-- begin MATERIAL PROVIDED --

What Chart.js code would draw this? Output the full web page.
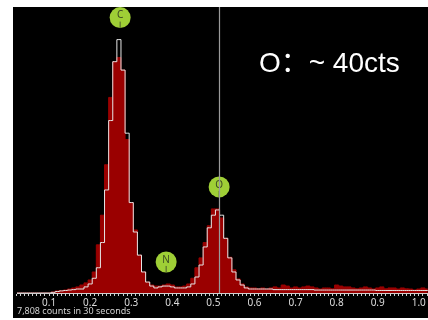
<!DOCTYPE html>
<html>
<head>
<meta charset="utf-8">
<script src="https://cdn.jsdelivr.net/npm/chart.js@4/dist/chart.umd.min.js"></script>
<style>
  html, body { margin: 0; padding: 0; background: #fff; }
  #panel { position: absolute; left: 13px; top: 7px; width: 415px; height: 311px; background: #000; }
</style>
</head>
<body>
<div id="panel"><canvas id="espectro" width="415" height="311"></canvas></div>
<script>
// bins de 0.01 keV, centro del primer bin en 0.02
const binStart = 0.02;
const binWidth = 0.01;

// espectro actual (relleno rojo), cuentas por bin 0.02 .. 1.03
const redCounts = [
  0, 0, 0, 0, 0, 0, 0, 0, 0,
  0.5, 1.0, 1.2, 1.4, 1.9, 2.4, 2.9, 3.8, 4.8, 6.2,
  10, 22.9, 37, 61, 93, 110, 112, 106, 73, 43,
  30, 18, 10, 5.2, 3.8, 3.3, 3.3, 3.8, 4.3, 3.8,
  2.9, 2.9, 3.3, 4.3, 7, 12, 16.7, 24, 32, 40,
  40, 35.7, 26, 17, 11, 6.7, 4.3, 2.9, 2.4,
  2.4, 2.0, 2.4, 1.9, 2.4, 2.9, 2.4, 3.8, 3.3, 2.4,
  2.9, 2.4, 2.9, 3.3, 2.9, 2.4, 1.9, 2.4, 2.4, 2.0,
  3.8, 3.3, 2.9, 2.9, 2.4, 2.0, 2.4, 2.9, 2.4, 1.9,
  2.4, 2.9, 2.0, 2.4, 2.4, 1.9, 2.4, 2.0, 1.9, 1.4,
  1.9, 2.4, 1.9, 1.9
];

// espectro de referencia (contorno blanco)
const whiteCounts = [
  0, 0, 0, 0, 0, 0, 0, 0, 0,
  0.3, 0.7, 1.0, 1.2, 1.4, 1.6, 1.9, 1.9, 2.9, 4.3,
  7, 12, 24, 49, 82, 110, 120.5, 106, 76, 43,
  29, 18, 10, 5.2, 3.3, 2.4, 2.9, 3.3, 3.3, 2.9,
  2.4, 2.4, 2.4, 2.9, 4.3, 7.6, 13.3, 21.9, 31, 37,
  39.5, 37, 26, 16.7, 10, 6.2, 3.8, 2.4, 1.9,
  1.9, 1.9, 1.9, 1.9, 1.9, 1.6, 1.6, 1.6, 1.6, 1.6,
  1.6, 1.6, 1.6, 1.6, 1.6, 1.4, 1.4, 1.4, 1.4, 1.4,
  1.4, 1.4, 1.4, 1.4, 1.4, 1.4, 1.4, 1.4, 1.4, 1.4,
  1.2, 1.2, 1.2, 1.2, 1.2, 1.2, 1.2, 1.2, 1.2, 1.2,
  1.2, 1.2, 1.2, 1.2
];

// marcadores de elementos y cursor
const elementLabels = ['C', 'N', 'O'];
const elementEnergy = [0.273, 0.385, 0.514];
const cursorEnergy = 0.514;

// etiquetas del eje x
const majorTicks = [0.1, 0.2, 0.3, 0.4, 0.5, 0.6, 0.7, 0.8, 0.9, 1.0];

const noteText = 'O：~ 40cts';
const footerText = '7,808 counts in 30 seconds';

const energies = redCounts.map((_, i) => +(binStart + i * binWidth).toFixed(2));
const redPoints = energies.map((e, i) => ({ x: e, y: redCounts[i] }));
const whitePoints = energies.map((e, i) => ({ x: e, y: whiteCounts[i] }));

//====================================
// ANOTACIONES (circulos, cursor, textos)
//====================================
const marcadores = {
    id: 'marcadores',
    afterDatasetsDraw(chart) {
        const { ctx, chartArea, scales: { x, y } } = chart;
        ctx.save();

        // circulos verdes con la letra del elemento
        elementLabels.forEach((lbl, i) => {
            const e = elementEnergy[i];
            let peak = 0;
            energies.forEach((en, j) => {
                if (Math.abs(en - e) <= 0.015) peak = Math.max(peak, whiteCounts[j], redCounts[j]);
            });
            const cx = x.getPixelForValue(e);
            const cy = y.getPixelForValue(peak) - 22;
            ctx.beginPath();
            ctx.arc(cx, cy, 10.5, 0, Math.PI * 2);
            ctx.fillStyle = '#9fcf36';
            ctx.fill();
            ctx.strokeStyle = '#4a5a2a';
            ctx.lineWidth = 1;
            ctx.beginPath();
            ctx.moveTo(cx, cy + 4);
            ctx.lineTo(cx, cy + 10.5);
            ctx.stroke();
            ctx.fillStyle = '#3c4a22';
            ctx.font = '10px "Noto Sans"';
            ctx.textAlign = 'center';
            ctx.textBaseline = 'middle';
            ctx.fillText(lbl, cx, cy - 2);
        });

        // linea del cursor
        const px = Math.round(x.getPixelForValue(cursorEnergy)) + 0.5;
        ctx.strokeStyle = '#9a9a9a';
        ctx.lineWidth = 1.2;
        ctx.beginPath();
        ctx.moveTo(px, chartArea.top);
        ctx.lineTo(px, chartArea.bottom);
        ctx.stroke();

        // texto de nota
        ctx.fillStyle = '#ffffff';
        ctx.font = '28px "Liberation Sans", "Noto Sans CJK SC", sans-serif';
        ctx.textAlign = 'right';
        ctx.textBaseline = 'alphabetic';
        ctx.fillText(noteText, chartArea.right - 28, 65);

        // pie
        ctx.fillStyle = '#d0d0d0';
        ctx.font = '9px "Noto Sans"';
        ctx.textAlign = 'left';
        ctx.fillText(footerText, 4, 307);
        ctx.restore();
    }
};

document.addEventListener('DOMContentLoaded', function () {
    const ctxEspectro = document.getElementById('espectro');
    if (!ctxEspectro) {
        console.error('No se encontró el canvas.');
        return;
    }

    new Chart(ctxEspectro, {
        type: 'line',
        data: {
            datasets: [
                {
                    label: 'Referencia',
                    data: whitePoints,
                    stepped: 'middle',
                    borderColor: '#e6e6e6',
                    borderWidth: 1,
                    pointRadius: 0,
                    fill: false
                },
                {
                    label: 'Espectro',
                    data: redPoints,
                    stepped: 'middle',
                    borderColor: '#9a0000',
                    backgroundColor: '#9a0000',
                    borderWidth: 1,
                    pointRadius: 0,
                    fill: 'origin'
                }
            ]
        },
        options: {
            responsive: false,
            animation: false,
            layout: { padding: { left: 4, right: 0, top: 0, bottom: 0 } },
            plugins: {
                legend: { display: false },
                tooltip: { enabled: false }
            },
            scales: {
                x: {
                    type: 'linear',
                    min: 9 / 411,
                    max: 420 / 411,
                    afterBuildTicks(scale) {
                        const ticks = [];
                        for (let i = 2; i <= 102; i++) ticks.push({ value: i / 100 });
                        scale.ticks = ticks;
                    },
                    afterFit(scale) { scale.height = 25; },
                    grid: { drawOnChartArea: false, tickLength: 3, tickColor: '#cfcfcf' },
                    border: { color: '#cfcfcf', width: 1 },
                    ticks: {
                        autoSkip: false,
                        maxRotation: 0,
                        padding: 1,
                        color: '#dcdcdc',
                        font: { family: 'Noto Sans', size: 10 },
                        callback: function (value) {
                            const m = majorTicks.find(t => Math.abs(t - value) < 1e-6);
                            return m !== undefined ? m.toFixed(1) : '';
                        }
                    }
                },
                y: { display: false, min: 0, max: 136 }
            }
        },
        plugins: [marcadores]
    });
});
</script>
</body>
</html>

-- end MATERIAL PROVIDED --

§ TASK DETAILS
Leave out the pictures. Transcribe only the lines above, from the first through the one that contains "const footerText = '7,808".

§ OUTPUT OF THE TASK
What Chart.js code would draw this? Output the full web page.
<!DOCTYPE html>
<html>
<head>
<meta charset="utf-8">
<script src="https://cdn.jsdelivr.net/npm/chart.js@4/dist/chart.umd.min.js"></script>
<style>
  html, body { margin: 0; padding: 0; background: #fff; }
  #panel { position: absolute; left: 13px; top: 7px; width: 415px; height: 311px; background: #000; }
</style>
</head>
<body>
<div id="panel"><canvas id="espectro" width="415" height="311"></canvas></div>
<script>
// bins de 0.01 keV, centro del primer bin en 0.02
const binStart = 0.02;
const binWidth = 0.01;

// espectro actual (relleno rojo), cuentas por bin 0.02 .. 1.03
const redCounts = [
  0, 0, 0, 0, 0, 0, 0, 0, 0,
  0.5, 1.0, 1.2, 1.4, 1.9, 2.4, 2.9, 3.8, 4.8, 6.2,
  10, 22.9, 37, 61, 93, 110, 112, 106, 73, 43,
  30, 18, 10, 5.2, 3.8, 3.3, 3.3, 3.8, 4.3, 3.8,
  2.9, 2.9, 3.3, 4.3, 7, 12, 16.7, 24, 32, 40,
  40, 35.7, 26, 17, 11, 6.7, 4.3, 2.9, 2.4,
  2.4, 2.0, 2.4, 1.9, 2.4, 2.9, 2.4, 3.8, 3.3, 2.4,
  2.9, 2.4, 2.9, 3.3, 2.9, 2.4, 1.9, 2.4, 2.4, 2.0,
  3.8, 3.3, 2.9, 2.9, 2.4, 2.0, 2.4, 2.9, 2.4, 1.9,
  2.4, 2.9, 2.0, 2.4, 2.4, 1.9, 2.4, 2.0, 1.9, 1.4,
  1.9, 2.4, 1.9, 1.9
];

// espectro de referencia (contorno blanco)
const whiteCounts = [
  0, 0, 0, 0, 0, 0, 0, 0, 0,
  0.3, 0.7, 1.0, 1.2, 1.4, 1.6, 1.9, 1.9, 2.9, 4.3,
  7, 12, 24, 49, 82, 110, 120.5, 106, 76, 43,
  29, 18, 10, 5.2, 3.3, 2.4, 2.9, 3.3, 3.3, 2.9,
  2.4, 2.4, 2.4, 2.9, 4.3, 7.6, 13.3, 21.9, 31, 37,
  39.5, 37, 26, 16.7, 10, 6.2, 3.8, 2.4, 1.9,
  1.9, 1.9, 1.9, 1.9, 1.9, 1.6, 1.6, 1.6, 1.6, 1.6,
  1.6, 1.6, 1.6, 1.6, 1.6, 1.4, 1.4, 1.4, 1.4, 1.4,
  1.4, 1.4, 1.4, 1.4, 1.4, 1.4, 1.4, 1.4, 1.4, 1.4,
  1.2, 1.2, 1.2, 1.2, 1.2, 1.2, 1.2, 1.2, 1.2, 1.2,
  1.2, 1.2, 1.2, 1.2
];

// marcadores de elementos y cursor
const elementLabels = ['C', 'N', 'O'];
const elementEnergy = [0.273, 0.385, 0.514];
const cursorEnergy = 0.514;

// etiquetas del eje x
const majorTicks = [0.1, 0.2, 0.3, 0.4, 0.5, 0.6, 0.7, 0.8, 0.9, 1.0];

const noteText = 'O：~ 40cts';
const footerText = '7,808 counts in 30 seconds';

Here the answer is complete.